If you were one of the fortunate investors who made a killing on Bitcoin in 2017, or maybe just earned a few bucks on a digital currency transaction, the Internal Revenue Service (IRS) is reminding you to report it on your tax return.
The tax agency says a profit from a cryptocurrency transaction is no different than a capital gain on a stock or real estate transaction. Using a virtual currency to pay for goods and services can also have tax consequences, the IRS says.
The IRS outlines some of the issues a taxpayer must consider here.
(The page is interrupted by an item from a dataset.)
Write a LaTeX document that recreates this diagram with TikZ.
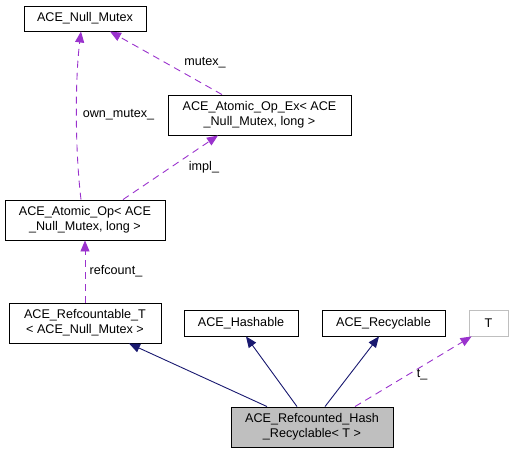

In some instances, the tax issues raised by cryptocurrencies can be somewhat complicated.
For example, a taxpayer who receives virtual currency as payment for goods or services must, in computing gross income, include the fair market value of the virtual currency, measured in U.S. dollars, as of the date that the virtual currency was received.
Big profits in 2017
The IRS reminder may have been prompted, in part, by the fact that some taxpayers who purchased Bitcoins early in 2017 and sold late in the year reaped enormous profits. At the start of 2017, one Bitcoin was worth less than $1,000. By mid-December it was worth almost $20,000.
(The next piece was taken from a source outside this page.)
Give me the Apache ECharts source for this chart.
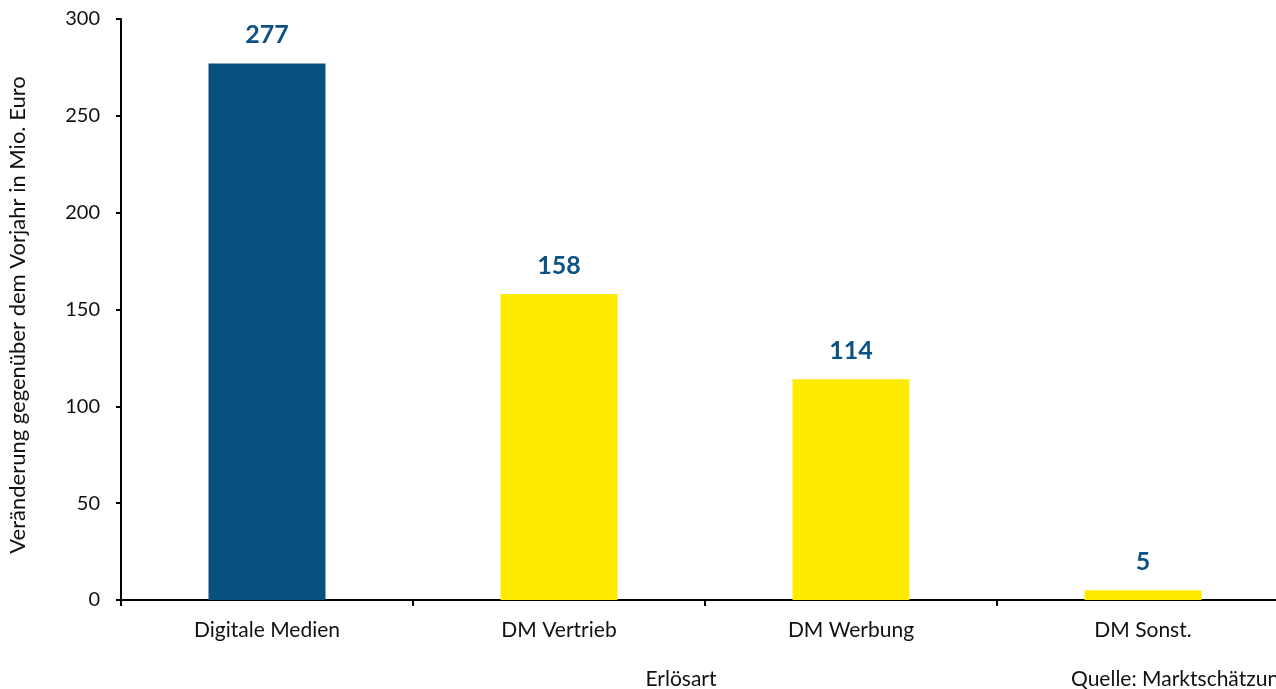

The IRS says taxpayers who do not properly report the income tax consequences of cryptocurrency currency transactions can be subject to audit and be liable for penalties and interest. But should you neglect to report thousands of dollars in Bitcoin profits, things could get a lot stickier.
"Taxpayers could be subject to criminal prosecution for failing to properly report the income tax consequences of virtual currency transactions," the IRS warns. "Criminal charges could include tax evasion and filing a false tax return."
A tax evasion conviction could result in a prison sentence of up to five years and a fine of up to $250,000.